The must-read stories and debate in health policy and leadership.

University Hospitals of Morecambe Bay Foundation Trust was supposed to be a shining example of a ‘turned around’ trust.

Its efforts in coming back from a major maternity scandal were regularly trumpeted by some health commentators, and the trust was even rated ‘good’ by the Care Quality Commission in 2017.

But it wasn’t long before the façade started to slip.

Longstanding problems in the urology department became evident after an employment tribunal for one of the consultants, Peter Duffy, who then wrote a scathing book about the trust’s response to whistleblowing concerns.

This prompted NHS England to commission an independent review, which has now concluded there were systemic failings at multiple levels which contributed to more than 500 instances of actual or potential patient harm.

The report, which details 20 years of a department riven with conflict, makes for shocking reading.

Last year the trust was also subjected to another external review, looking at cultural problems and patient safety issues in trauma and orthopaedics, while the CQC has this year rated the trust’s leadership and medical care as “inadequate”.

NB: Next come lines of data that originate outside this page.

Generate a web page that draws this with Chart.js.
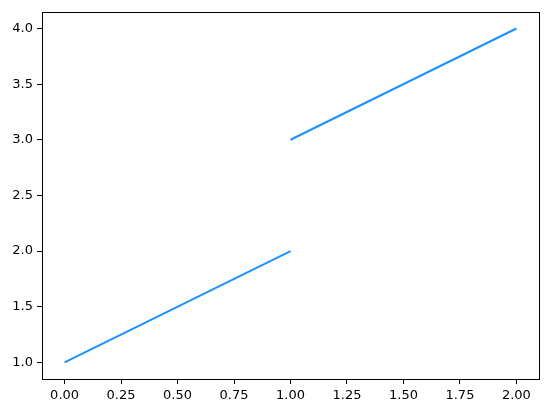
<!DOCTYPE html>
<html>
<head>
<meta charset="utf-8">
<script src="https://cdn.jsdelivr.net/npm/chart.js@4"></script>
<style>
  html, body { margin: 0; padding: 0; background: #fff; }
  #wrap { width: 547px; height: 413px; }
</style>
</head>
<body>
<div id="wrap"><canvas id="chart" width="547" height="413"></canvas></div>
<script>
// Data: two separate line segments
const segmentA_x = [0, 1];
const segmentA_y = [1, 2];
const segmentB_x = [1, 2];
const segmentB_y = [3, 4];
const xTicks = [0, 0.25, 0.5, 0.75, 1.0, 1.25, 1.5, 1.75, 2.0];
const yTicks = [1.0, 1.5, 2.0, 2.5, 3.0, 3.5, 4.0];

const lineColor = "#1E90FF";
const font = { family: "'DejaVu Sans', sans-serif", size: 13 };

function toPoints(xs, ys) {
  return xs.map((x, i) => ({ x: x, y: ys[i] }));
}

// draw the full frame around the plot area
const frame = {
  id: "frame",
  afterDraw(chart) {
    const a = chart.chartArea;
    const c = chart.ctx;
    c.save();
    c.strokeStyle = "#000";
    c.lineWidth = 1;
    c.strokeRect(Math.round(a.left) + 0.5, Math.round(a.top) + 0.5,
      Math.round(a.right - a.left), Math.round(a.bottom - a.top));
    c.restore();
  },
};

const ctx = document.getElementById("chart").getContext("2d");
new Chart(ctx, {
  type: "line",
  data: {
    datasets: [
      { data: toPoints(segmentA_x, segmentA_y), borderColor: lineColor, borderWidth: 2, pointRadius: 0, fill: false },
      { data: toPoints(segmentB_x, segmentB_y), borderColor: lineColor, borderWidth: 2, pointRadius: 0, fill: false },
    ],
  },
  options: {
    responsive: false,
    animation: false,
    layout: { padding: { left: 0, top: 10, right: 8, bottom: 0 } },
    plugins: { legend: { display: false }, tooltip: { enabled: false } },
    scales: {
      x: {
        type: "linear",
        min: -0.1,
        max: 2.1,
        afterBuildTicks: (s) => { s.ticks = xTicks.map((v) => ({ value: v })); },
        afterFit: (s) => { s.height = 34; },
        ticks: {
          color: "#000",
          font: font,
          padding: 4,
          maxRotation: 0,
          autoSkip: false,
          callback: (v) => Number(v).toFixed(2),
        },
        grid: { drawOnChartArea: false, drawTicks: true, tickLength: 5, color: "#000" },
        border: { display: false },
      },
      y: {
        min: 0.85,
        max: 4.15,
        afterBuildTicks: (s) => { s.ticks = yTicks.map((v) => ({ value: v })); },
        afterFit: (s) => { s.width = 42; },
        ticks: {
          color: "#000",
          font: font,
          padding: 4,
          autoSkip: false,
          callback: (v) => Number(v).toFixed(1),
        },
        grid: { drawOnChartArea: false, drawTicks: true, tickLength: 5, color: "#000" },
        border: { display: false },
      },
    },
  },
  plugins: [frame],
});
</script>
</body>
</html>
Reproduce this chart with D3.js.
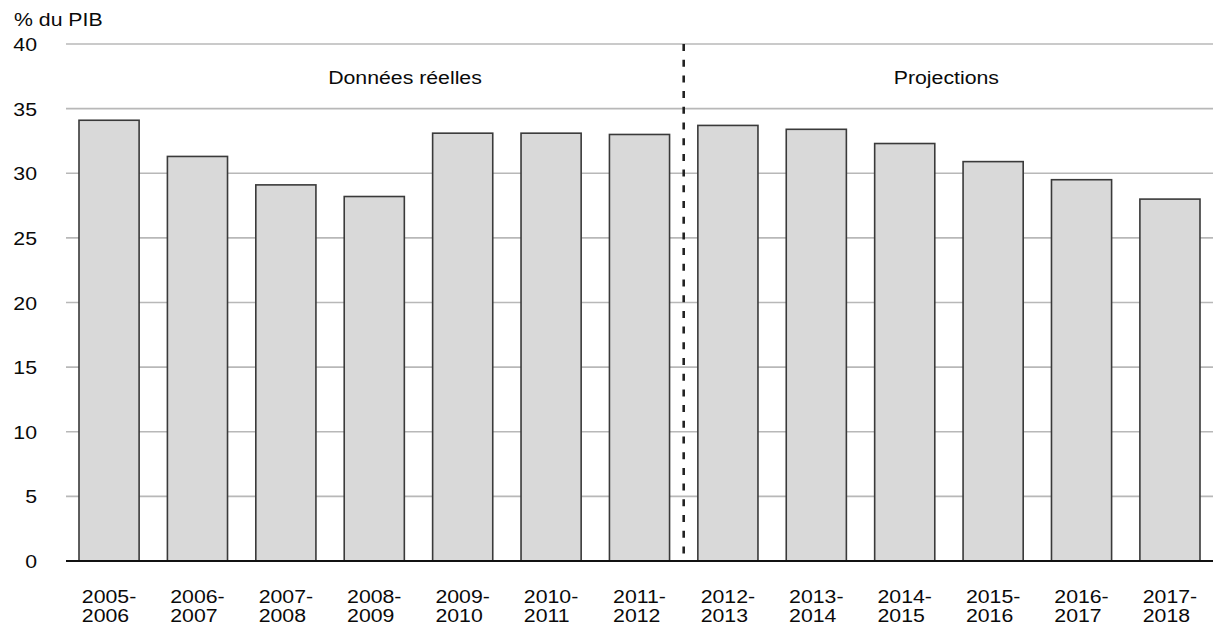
<!DOCTYPE html>
<html>
<head>
<meta charset="utf-8">
<script src="https://cdn.jsdelivr.net/npm/d3@7"></script>
<style>
  html, body { margin: 0; padding: 0; background: #fff; }
  svg { display: block; }
  text { font-family: "Liberation Sans", Arial, Helvetica, sans-serif; fill: #0a0a0a; }
</style>
</head>
<body>
<svg id="chart" width="1213" height="628"></svg>
<script>
// Fiscal years (two-line labels) and values in % of GDP
const yearStart = ["2005", "2006", "2007", "2008", "2009", "2010", "2011", "2012", "2013", "2014", "2015", "2016", "2017"];
const yearEnd   = ["2006", "2007", "2008", "2009", "2010", "2011", "2012", "2013", "2014", "2015", "2016", "2017", "2018"];
const values    = [34.1, 31.3, 29.1, 28.2, 33.1, 33.1, 33.0, 33.7, 33.4, 32.3, 30.9, 29.5, 28.0];
const yTicks    = [0, 5, 10, 15, 20, 25, 30, 35, 40];
const firstProjection = "2012";
const unitLabel = "% du PIB";
const periodLabels = ["Données réelles", "Projections"];

const svg = d3.select("#chart");
const plot = { left: 66, right: 1213, top: 44, bottom: 561 };
const stretch = 1.12; // typeface is set slightly wide
const fontSize = 19;

const x = d3.scaleBand()
  .domain(yearStart)
  .range([plot.left, plot.right])
  .paddingInner(0.32)
  .paddingOuter(0.147);

const y = d3.scaleLinear()
  .domain([0, 40])
  .range([plot.bottom, plot.top]);

function wideText(g, px, py, str, anchor) {
  return g.append("text")
    .attr("transform", `translate(${px},${py}) scale(${stretch},1)`)
    .attr("text-anchor", anchor)
    .style("font-size", fontSize + "px")
    .text(str);
}

// Horizontal gridlines
svg.append("g")
  .selectAll("line")
  .data(yTicks.filter(d => d > 0))
  .join("line")
  .attr("x1", plot.left).attr("x2", plot.right)
  .attr("y1", d => y(d)).attr("y2", d => y(d))
  .attr("stroke", "#b8b8b8")
  .attr("stroke-width", 1.6);

// Y tick labels
const yl = svg.append("g");
yTicks.forEach(t => wideText(yl, 37, y(t) + 7, String(t), "end"));

// Unit label
wideText(svg, 14, 26, unitLabel, "start");

// Bars
svg.append("g")
  .selectAll("rect")
  .data(values)
  .join("rect")
  .attr("x", (d, i) => x(yearStart[i]))
  .attr("width", x.bandwidth())
  .attr("y", d => y(d))
  .attr("height", d => y(0) - y(d))
  .attr("fill", "#d9d9d9")
  .attr("stroke", "#3a3a3a")
  .attr("stroke-width", 1.6);

// Baseline
svg.append("line")
  .attr("x1", plot.left).attr("x2", plot.right)
  .attr("y1", y(0)).attr("y2", y(0))
  .attr("stroke", "#111")
  .attr("stroke-width", 2.2);

// Divider between actual data and projections
const splitX = x(firstProjection) - x.step() * x.paddingInner() / 2;
svg.append("line")
  .attr("x1", splitX).attr("x2", splitX)
  .attr("y1", y(40)).attr("y2", y(0))
  .attr("stroke", "#222")
  .attr("stroke-width", 2.6)
  .attr("stroke-dasharray", "7,8.7");

// Period labels
wideText(svg, 405, 83.5, periodLabels[0], "middle");
wideText(svg, (splitX + plot.right) / 2 - 2, 83.5, periodLabels[1], "middle");

// X labels: two lines, left-aligned under a centred first line
const xl = svg.append("g");
yearStart.forEach((s, i) => {
  const cx = x(s) + x.bandwidth() / 2;
  const t = xl.append("text")
    .style("font-size", fontSize + "px");
  t.append("tspan").attr("x", 0).attr("y", 0).text(s + "-");
  t.append("tspan").attr("x", 0).attr("y", 20).text(yearEnd[i]);
  const w = t.node().firstChild.getComputedTextLength() * stretch;
  t.attr("transform", `translate(${cx - w / 2},602.5) scale(${stretch},1)`);
});
</script>
</body>
</html>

Several of the trust’s directors have since left, but regulators have so far retained faith in chief executive Aaron Cummins, who took that job in 2018 and remains in post.

A glimpse of tech’s future

An NHS ‘transformation factory’ to support tech innovation will mean significant changes in working, culture, behaviour and funding – and will require NHS England to attract new talent, says a major review of tech leadership.

The people with necessary tech skills “are in high demand”, says the Wade-Gery report, concluding “so to be successful in attracting and retaining key individuals, NHSE will need to create a rewarding environment where individuals can make real and lasting contribution to health improvement and grow professionally”.

The review proposes a “transformation factory” that will mean “significant changes to ways of working, culture and behaviour, resource allocation, and funding”.

The transformation factory is one of four “layers” that should make up NHSE’s “new operating model” for transformation work.

The three other layers are: working with individual integrated care systems to establish needs, capabilities, standards, and roadmaps; ensuring robust “technology architecture”; and strengthening data and analytics capability.

The review’s headline recommendation was the absorption of NHSX and NHS Digital into NHSE.